# START OF Materials provided

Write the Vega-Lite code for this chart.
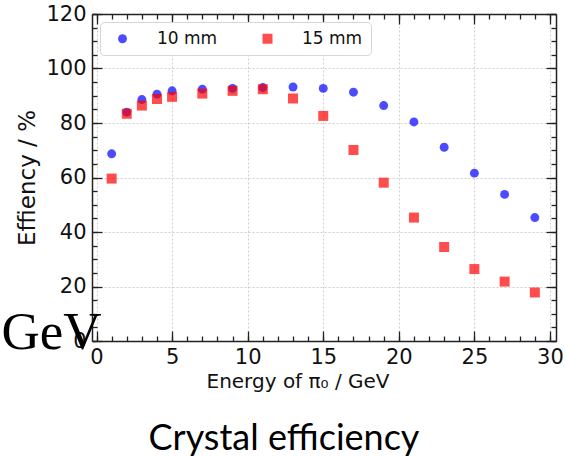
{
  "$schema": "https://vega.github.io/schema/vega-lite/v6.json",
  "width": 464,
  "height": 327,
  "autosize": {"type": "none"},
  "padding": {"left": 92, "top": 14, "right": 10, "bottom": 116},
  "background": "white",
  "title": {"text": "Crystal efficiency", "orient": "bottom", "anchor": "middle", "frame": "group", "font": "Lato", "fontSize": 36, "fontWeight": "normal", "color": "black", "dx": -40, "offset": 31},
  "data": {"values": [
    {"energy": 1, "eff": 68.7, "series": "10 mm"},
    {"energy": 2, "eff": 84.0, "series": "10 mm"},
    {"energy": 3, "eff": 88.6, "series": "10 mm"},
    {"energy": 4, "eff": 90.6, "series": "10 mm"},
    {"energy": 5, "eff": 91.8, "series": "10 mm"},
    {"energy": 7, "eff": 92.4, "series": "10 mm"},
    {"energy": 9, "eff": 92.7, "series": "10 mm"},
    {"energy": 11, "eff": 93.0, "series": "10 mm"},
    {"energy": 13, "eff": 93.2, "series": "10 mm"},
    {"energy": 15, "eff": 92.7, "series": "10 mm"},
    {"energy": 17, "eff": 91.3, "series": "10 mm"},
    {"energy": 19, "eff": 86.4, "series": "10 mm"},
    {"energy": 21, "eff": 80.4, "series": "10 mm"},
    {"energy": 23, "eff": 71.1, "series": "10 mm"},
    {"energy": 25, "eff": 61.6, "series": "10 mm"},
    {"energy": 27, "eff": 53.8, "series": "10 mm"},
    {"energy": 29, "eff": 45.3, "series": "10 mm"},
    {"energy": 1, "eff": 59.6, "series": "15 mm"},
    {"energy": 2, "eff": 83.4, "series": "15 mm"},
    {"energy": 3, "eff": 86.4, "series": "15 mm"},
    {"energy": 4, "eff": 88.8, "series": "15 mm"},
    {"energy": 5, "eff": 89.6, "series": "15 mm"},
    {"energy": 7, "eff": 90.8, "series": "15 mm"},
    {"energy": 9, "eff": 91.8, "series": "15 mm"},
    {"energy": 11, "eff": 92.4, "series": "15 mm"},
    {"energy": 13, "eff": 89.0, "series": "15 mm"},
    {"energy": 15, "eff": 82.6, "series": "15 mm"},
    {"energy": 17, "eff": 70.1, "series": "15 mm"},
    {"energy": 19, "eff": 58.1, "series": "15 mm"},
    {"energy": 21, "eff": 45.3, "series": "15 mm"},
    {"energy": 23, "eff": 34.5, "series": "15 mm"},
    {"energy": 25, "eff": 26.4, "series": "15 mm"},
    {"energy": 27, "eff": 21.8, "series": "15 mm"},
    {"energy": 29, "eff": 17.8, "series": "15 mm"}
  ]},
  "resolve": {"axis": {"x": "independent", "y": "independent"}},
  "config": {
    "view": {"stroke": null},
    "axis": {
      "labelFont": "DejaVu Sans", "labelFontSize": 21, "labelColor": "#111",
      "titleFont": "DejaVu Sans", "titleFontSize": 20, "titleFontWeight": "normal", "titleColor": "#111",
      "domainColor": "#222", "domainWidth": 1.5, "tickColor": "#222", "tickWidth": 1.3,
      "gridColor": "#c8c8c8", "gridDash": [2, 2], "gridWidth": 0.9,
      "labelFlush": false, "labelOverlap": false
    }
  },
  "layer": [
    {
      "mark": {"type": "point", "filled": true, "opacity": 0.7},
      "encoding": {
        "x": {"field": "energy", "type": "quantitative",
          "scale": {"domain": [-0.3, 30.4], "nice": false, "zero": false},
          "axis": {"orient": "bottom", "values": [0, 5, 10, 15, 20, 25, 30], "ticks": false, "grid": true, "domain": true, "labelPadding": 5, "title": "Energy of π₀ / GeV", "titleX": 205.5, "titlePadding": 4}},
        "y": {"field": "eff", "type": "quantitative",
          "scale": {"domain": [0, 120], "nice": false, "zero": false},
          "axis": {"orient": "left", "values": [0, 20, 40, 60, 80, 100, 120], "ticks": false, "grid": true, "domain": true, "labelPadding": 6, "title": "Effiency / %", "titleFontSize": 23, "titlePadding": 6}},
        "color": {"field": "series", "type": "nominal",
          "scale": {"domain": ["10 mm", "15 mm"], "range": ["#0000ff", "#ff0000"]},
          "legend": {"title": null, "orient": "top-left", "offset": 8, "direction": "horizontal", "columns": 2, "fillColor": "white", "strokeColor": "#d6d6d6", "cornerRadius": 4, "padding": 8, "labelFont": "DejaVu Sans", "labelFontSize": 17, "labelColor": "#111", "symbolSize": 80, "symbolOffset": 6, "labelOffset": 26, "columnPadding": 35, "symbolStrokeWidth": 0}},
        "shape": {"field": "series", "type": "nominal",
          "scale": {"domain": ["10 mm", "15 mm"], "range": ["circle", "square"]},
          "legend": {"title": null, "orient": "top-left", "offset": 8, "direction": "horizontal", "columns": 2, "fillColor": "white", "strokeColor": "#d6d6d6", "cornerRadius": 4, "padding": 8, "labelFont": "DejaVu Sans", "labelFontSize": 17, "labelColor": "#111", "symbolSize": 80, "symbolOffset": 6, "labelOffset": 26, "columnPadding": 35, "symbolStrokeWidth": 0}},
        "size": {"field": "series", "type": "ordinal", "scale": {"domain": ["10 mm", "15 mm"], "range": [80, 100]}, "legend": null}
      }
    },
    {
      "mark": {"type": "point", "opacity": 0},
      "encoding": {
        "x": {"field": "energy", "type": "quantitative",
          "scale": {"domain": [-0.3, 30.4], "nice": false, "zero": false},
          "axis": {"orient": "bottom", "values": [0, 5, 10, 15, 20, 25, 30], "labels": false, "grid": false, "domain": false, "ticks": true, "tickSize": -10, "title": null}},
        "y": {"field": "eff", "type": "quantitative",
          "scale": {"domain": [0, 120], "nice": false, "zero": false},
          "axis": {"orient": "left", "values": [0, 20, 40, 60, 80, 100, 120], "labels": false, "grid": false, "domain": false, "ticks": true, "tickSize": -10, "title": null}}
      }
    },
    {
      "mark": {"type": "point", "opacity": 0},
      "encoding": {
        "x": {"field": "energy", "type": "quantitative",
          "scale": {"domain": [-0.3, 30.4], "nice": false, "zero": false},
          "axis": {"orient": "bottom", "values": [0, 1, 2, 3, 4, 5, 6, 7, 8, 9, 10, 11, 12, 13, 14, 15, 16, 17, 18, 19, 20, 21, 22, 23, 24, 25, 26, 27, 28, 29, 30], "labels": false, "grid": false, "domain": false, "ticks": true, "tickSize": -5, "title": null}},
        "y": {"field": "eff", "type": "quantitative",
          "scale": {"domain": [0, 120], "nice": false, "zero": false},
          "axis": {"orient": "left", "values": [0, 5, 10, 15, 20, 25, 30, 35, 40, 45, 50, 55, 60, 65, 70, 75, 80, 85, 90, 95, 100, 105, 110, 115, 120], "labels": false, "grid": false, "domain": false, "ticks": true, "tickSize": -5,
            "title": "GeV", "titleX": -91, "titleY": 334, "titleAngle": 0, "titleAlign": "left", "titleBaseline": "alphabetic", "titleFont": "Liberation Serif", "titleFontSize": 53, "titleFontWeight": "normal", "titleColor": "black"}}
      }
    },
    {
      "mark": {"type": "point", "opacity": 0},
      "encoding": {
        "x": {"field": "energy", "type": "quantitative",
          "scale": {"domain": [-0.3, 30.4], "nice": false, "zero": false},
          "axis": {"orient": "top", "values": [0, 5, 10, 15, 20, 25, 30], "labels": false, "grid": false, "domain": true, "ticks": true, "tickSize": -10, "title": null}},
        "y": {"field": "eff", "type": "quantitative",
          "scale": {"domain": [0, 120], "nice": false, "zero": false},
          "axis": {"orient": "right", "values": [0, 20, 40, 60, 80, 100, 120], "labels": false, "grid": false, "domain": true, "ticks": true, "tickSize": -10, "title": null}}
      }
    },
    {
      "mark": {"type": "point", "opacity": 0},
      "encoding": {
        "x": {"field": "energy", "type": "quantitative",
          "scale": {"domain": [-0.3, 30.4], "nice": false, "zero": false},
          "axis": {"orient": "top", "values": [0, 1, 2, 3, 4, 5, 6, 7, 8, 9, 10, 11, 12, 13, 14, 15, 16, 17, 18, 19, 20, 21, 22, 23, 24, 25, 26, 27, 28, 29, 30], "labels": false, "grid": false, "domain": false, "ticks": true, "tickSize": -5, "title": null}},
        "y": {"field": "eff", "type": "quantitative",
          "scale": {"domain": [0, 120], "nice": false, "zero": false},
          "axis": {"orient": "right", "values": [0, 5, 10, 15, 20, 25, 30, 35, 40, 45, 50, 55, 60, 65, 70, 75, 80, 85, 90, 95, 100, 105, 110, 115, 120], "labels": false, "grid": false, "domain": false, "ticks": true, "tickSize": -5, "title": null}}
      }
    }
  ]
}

# END OF Materials provided
# START OF Materials provided

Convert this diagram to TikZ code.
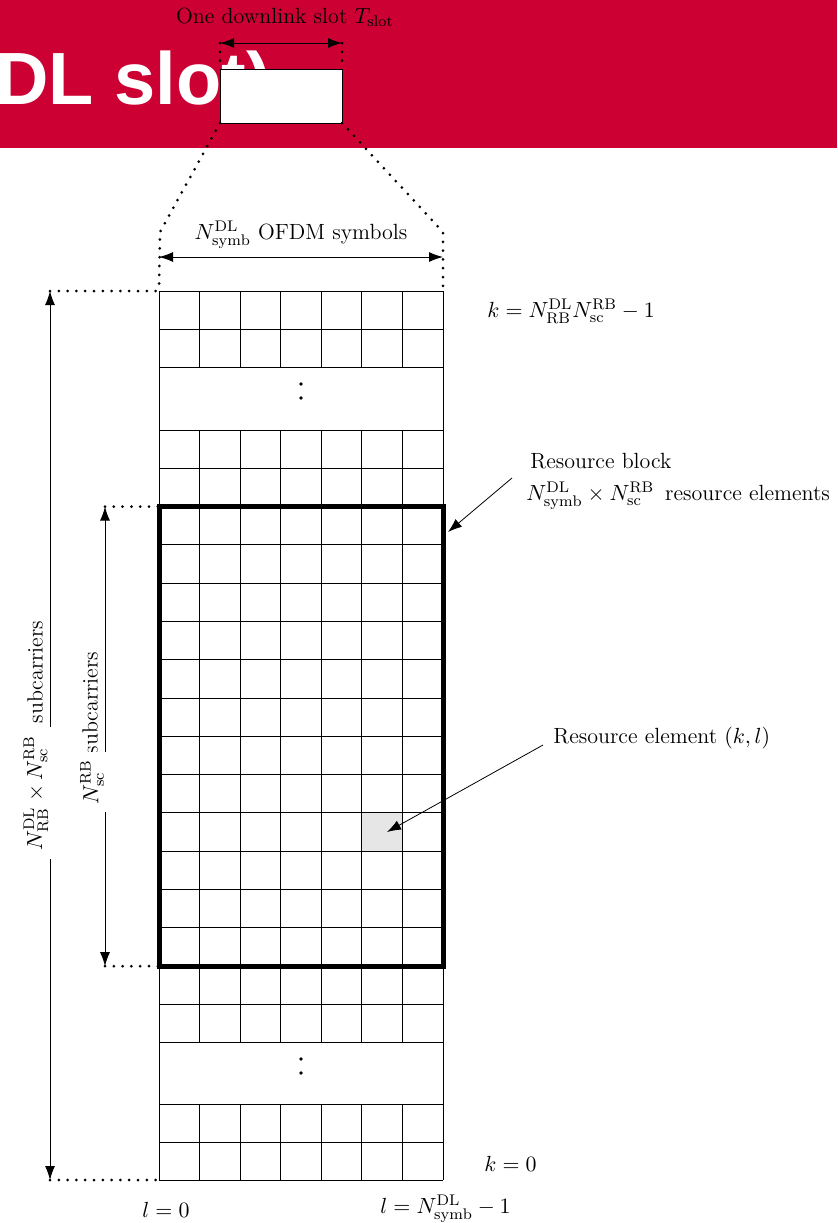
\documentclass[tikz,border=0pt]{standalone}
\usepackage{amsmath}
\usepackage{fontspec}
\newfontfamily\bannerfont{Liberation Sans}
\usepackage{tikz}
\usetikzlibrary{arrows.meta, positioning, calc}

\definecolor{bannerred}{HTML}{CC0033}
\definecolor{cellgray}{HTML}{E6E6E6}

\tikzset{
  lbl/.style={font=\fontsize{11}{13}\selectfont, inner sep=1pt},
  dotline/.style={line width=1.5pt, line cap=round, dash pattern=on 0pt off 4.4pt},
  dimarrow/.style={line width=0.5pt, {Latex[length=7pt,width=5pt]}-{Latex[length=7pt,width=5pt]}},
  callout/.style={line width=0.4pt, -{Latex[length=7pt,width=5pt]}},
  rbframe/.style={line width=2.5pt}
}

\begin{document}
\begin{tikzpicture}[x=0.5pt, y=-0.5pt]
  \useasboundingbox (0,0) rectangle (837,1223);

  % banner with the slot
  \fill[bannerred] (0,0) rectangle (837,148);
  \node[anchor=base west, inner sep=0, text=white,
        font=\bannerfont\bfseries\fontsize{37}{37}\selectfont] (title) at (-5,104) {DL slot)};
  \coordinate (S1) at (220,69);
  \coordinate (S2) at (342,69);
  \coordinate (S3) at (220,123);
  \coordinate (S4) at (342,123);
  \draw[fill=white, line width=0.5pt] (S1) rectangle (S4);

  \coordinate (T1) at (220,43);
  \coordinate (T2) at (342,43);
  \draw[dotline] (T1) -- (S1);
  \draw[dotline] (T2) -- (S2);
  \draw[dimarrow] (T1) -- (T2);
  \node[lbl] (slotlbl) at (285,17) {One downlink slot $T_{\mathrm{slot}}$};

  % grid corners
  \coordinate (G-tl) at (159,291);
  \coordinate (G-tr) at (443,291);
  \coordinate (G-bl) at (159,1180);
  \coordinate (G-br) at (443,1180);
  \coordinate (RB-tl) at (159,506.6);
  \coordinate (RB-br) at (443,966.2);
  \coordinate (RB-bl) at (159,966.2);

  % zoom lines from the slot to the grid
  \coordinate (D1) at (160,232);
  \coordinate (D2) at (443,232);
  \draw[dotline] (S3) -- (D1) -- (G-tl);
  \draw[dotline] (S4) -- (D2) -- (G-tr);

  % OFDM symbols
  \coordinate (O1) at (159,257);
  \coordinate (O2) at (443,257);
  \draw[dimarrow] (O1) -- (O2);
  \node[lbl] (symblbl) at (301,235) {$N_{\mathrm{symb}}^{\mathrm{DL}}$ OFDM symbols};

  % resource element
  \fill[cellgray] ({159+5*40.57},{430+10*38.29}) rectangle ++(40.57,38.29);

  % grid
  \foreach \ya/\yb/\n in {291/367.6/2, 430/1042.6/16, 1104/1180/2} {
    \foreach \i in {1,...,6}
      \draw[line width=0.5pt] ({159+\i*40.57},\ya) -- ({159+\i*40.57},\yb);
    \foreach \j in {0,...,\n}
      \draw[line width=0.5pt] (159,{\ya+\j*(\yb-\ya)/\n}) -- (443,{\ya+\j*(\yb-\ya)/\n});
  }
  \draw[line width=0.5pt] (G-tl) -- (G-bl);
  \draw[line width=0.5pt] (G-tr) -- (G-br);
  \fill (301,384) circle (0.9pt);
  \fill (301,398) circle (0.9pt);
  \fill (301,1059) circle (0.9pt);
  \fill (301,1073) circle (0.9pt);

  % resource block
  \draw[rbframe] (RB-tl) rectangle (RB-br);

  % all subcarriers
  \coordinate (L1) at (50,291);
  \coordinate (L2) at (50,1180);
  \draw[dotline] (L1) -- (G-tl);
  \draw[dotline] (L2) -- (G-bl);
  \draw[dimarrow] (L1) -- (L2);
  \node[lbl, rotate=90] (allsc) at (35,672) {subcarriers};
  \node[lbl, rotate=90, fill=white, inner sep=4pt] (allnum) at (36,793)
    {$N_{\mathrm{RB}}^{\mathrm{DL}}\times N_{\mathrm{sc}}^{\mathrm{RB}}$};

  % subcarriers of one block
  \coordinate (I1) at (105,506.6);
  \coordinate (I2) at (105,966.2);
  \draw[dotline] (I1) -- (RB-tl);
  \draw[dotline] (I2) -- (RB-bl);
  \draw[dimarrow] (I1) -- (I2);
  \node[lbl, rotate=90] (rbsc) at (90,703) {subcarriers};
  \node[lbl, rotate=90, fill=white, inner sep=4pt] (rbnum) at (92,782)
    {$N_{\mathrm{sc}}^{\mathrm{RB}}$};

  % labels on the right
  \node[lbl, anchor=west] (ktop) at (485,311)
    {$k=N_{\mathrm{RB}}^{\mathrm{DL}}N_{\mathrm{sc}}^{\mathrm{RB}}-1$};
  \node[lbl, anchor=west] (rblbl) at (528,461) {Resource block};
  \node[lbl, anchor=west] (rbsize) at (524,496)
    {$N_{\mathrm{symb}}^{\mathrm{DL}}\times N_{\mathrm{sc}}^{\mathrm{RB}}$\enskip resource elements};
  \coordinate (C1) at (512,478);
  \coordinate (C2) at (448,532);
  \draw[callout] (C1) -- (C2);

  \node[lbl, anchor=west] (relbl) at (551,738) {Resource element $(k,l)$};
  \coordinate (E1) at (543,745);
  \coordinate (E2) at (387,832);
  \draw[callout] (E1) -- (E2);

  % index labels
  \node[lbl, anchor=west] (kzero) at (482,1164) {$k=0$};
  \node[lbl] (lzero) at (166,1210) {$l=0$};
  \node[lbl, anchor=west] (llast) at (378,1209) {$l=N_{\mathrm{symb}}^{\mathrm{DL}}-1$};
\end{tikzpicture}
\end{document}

# END OF Materials provided
# START OF Materials provided

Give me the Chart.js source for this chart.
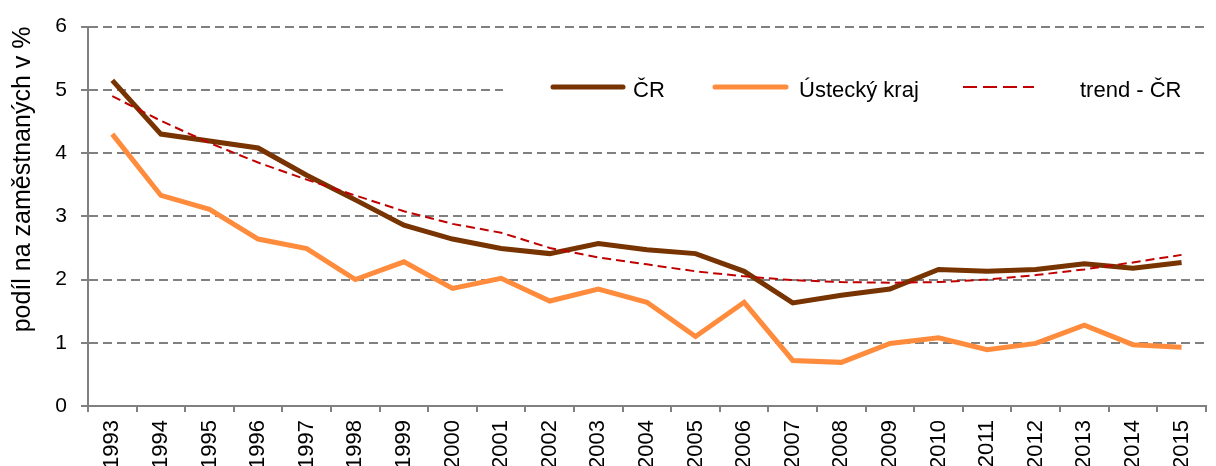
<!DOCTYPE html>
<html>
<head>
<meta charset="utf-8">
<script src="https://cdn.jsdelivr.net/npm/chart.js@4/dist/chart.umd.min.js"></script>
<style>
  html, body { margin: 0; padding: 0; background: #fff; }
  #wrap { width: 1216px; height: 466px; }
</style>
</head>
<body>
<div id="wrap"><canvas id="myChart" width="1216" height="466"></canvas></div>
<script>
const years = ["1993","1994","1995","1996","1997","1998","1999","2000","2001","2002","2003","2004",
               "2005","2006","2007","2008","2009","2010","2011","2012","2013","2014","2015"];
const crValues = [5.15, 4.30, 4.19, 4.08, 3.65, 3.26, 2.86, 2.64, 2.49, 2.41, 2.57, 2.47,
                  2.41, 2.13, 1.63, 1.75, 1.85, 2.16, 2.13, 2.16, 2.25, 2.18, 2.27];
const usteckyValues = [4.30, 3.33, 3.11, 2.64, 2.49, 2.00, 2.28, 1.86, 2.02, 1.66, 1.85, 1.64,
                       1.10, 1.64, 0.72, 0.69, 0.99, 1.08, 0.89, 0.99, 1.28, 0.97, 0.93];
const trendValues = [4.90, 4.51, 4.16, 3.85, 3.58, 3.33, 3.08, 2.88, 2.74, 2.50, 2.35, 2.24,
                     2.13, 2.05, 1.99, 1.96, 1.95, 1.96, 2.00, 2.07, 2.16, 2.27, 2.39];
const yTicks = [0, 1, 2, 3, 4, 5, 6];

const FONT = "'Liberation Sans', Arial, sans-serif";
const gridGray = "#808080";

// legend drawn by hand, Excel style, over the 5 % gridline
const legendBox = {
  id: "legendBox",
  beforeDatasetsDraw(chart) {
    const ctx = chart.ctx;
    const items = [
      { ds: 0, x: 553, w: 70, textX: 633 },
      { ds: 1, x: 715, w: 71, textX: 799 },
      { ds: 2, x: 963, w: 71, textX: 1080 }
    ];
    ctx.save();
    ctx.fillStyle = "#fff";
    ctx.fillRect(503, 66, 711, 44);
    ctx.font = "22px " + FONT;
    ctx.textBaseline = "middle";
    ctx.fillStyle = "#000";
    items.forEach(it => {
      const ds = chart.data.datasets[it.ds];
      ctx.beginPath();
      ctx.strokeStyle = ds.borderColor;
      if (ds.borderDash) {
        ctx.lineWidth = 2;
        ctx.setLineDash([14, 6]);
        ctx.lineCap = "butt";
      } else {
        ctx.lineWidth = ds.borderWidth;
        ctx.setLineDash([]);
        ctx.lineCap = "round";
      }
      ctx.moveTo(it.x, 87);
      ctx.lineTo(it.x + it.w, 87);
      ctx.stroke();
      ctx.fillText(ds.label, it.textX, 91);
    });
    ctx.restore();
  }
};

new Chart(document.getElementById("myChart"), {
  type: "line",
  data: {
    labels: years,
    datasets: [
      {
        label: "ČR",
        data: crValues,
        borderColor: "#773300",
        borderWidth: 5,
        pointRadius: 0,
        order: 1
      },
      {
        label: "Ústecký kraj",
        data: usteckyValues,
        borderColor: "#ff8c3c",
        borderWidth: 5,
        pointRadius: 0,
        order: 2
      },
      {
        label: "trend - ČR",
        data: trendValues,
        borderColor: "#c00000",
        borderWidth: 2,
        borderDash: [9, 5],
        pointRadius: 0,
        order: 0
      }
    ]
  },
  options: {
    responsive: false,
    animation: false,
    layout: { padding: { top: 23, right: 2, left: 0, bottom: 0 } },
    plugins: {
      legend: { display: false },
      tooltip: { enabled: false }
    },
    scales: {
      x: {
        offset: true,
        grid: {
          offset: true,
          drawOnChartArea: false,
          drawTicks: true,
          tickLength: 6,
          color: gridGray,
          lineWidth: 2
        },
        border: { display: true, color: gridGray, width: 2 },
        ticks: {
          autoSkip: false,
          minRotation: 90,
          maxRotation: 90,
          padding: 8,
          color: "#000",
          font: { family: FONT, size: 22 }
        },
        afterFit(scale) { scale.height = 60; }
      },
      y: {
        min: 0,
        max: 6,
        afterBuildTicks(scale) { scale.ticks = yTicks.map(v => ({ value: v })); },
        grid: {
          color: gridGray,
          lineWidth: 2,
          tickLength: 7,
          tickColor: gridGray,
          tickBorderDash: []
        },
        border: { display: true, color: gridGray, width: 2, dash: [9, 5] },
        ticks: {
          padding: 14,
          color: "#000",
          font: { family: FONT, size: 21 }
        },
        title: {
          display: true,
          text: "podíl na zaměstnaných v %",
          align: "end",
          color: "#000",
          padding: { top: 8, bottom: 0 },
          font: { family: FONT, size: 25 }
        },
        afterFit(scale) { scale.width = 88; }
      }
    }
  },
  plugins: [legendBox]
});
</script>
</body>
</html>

# END OF Materials provided

Within the entries above, give again exactly the lines starting at the one that contains "Convert this diagram to TikZ code." and ending at the one that contains "(RB-bl) at (159,966.2);", leaving out the pictures.

Convert this diagram to TikZ code.
\documentclass[tikz,border=0pt]{standalone}
\usepackage{amsmath}
\usepackage{fontspec}
\newfontfamily\bannerfont{Liberation Sans}
\usepackage{tikz}
\usetikzlibrary{arrows.meta, positioning, calc}

\definecolor{bannerred}{HTML}{CC0033}
\definecolor{cellgray}{HTML}{E6E6E6}

\tikzset{
  lbl/.style={font=\fontsize{11}{13}\selectfont, inner sep=1pt},
  dotline/.style={line width=1.5pt, line cap=round, dash pattern=on 0pt off 4.4pt},
  dimarrow/.style={line width=0.5pt, {Latex[length=7pt,width=5pt]}-{Latex[length=7pt,width=5pt]}},
  callout/.style={line width=0.4pt, -{Latex[length=7pt,width=5pt]}},
  rbframe/.style={line width=2.5pt}
}

\begin{document}
\begin{tikzpicture}[x=0.5pt, y=-0.5pt]
  \useasboundingbox (0,0) rectangle (837,1223);

  % banner with the slot
  \fill[bannerred] (0,0) rectangle (837,148);
  \node[anchor=base west, inner sep=0, text=white,
        font=\bannerfont\bfseries\fontsize{37}{37}\selectfont] (title) at (-5,104) {DL slot)};
  \coordinate (S1) at (220,69);
  \coordinate (S2) at (342,69);
  \coordinate (S3) at (220,123);
  \coordinate (S4) at (342,123);
  \draw[fill=white, line width=0.5pt] (S1) rectangle (S4);

  \coordinate (T1) at (220,43);
  \coordinate (T2) at (342,43);
  \draw[dotline] (T1) -- (S1);
  \draw[dotline] (T2) -- (S2);
  \draw[dimarrow] (T1) -- (T2);
  \node[lbl] (slotlbl) at (285,17) {One downlink slot $T_{\mathrm{slot}}$};

  % grid corners
  \coordinate (G-tl) at (159,291);
  \coordinate (G-tr) at (443,291);
  \coordinate (G-bl) at (159,1180);
  \coordinate (G-br) at (443,1180);
  \coordinate (RB-tl) at (159,506.6);
  \coordinate (RB-br) at (443,966.2);
  \coordinate (RB-bl) at (159,966.2);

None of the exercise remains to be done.